Here is how you can do it:
- Open your Excel file and select the dataset that you want to filter (including the header row).
- Go to the "Data" tab in the Excel ribbon and click on the "Filter" button. This will add filter dropdowns to each column header.
- Click on the filter dropdown for the "date" column.
- In the filter dropdown, select "Date Filters" (or a similar option depending on your Excel version) and then choose "Custom Filter."
- In the "Custom AutoFilter" dialog box, select "is greater than or equal to" from the first dropdown and enter your desired start date (e.g., 7/17/2022) in the input box.

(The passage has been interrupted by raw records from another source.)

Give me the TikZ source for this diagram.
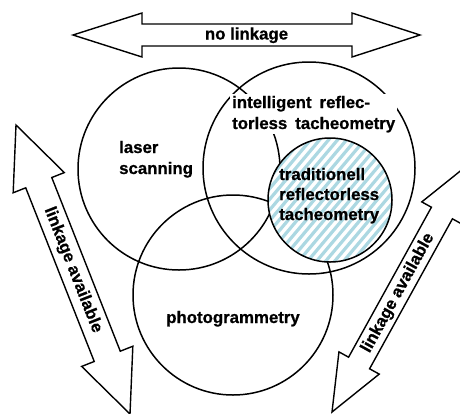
\documentclass[tikz,border=0pt]{standalone}
\usepackage{fontspec}
\setmainfont{Liberation Sans}[BoldFont={Liberation Sans Bold}, BoldFeatures={FakeBold=0.8}]
\definecolor{stripecol}{RGB}{172,216,226}
\begin{document}
\begin{tikzpicture}[x=1pt,y=-1pt,
  ring/.style={circle, draw=black, line width=1.5pt, inner sep=0pt},
  bigarrow/.style={draw=black, fill=white, line width=1.4pt, line join=miter},
  lbl/.style={font=\fontsize{16.8}{20}\selectfont\bfseries, inner sep=2pt},
  stripe/.style={draw=stripecol, line width=3.2pt}]
\clip (0,0) rectangle (460,413);
% circles
\node[ring, minimum size=202pt] (laserc) at (179,169) {};
\node[ring, minimum size=212pt] (intelc) at (309,168) {};
\node[ring, minimum size=200pt] (photoc) at (233,295) {};
\node[circle, fill=white, inner sep=0pt, minimum size=124pt] (tradfill) at (330,200) {};
\begin{scope}
  \clip (330,200) circle[radius=62pt];
  \foreach \k in {-22,...,22} {
    \draw[stripe] ({230+9*\k},300) -- ++(200,-238);
  }
\end{scope}
\node[ring, minimum size=124pt] (tradc) at (330,200) {};
% labels
\node[lbl, anchor=base west] (laser) at (117,153)
  {\vtop{\baselineskip=21pt\hbox{laser}\hbox{scanning}}};
\node[lbl, anchor=base west, fill=white] (intel) at (230,108)
  {\vtop{\baselineskip=21pt\hbox{intelligent\hspace{8pt}reflec-}\hbox{torless\hspace{8pt}tacheometry}}};
\node[lbl, anchor=base west] (trad) at (277,180)
  {\vtop{\baselineskip=20pt\hbox{traditionell}\hbox{reflectorless}\hbox{tacheometry}}};
\node[lbl, anchor=base] (photo) at (233,323) {photogrammetry};
% top arrow
\draw[bigarrow] (73,35) -- (142,13) -- (142,24) -- (352,24) -- (352,13) -- (420,35)
  -- (352,57) -- (352,46) -- (142,46) -- (142,57) -- cycle;
\node[lbl, anchor=base] (nolink) at (246.5,39.5) {no linkage};
% left arrow
\draw[bigarrow] (16,125) -- (64.33,172.58) -- (51.77,177.53) -- (120.27,351.19)
  -- (132.83,346.24) -- (130,414) -- (81.67,366.42) -- (94.23,361.47)
  -- (25.73,187.81) -- (13.17,192.76) -- cycle;
\node[lbl, rotate=-68.5] (linkl) at (73,270) {linkage available};
% right arrow
\draw[bigarrow] (332,412) -- (338.95,351.86) -- (348.58,357.18) -- (431.42,207.22)
  -- (421.79,201.90) -- (469,164) -- (462.05,224.14) -- (452.42,218.82)
  -- (369.58,368.78) -- (379.21,374.10) -- cycle;
\node[lbl, rotate=61.1] (linkr) at (398,293) {linkage available};
\end{tikzpicture}
\end{document}
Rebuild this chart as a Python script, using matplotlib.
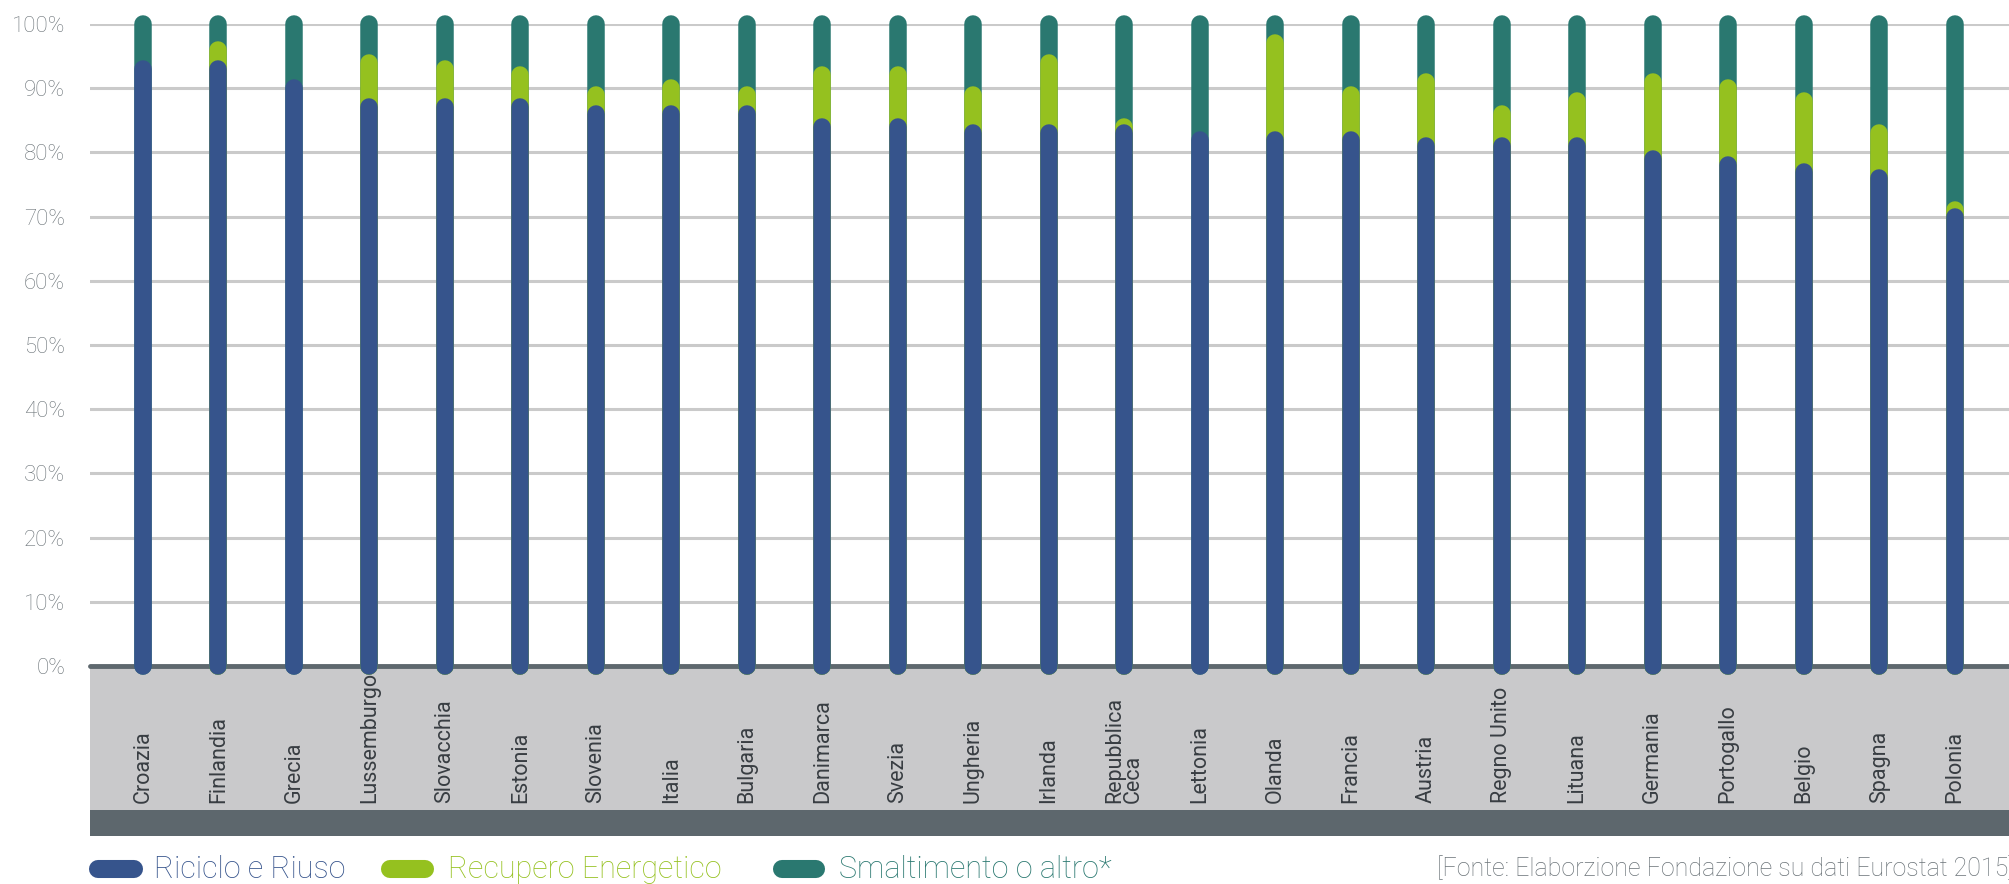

- Click "OK" to apply the filter. This will show only the rows where the date is from 7/17/2022 onward.
- Select all the visible rows (excluding the header row) by clicking on the row number on the left-hand side and dragging down to the last visible row.
- Right-click on the selected rows and choose "Copy" or press Ctrl+C.
- Go to a new sheet in your Excel workbook where you want to paste the filtered data.
- Right-click on the first cell of the new sheet and choose "Paste" or press Ctrl+V. This will paste the filtered data into the new sheet.
- If needed, you can remove the filter from the original dataset by clicking on the filter button again and selecting "Clear Filter."
Now you should have a new sheet with only the data within the specified date range. You can work with this filtered dataset in Excel before importing it into your statistical software.
I hope this helps!
- SergeiBaklanJun 18, 2023Diamond Contributor
Unfortunately that doesn't work on Step 1. Excel opens the file and show only first million of rows ignoring the rest, we have no access to extra records from the grid.
- NikolinoDEJun 18, 2023Platinum Contributor
If the user is working with a data set of millions of rows that exceeds Excel's row limit, alternative methods would have to be used to extract the data within the specific date range.
One approach, as already mentioned by Mr. Riny_van_Eekelen , is PQ.
That would also be the best approach if the data set is to be created with Excel.
Other approaches such as Python or database management systems (DBMS) are far beyond my scope of knowledge.
However, if the data set does not exceed Excel's row limit, it would be a possible alternative, not the most elegant as PQ, but theoreticaly it would be an alternative :).
- Riny_van_EekelenJun 18, 2023Platinum Contributor
NikolinoDE But the OP clearly indicated that there were too many rows to display on the grid.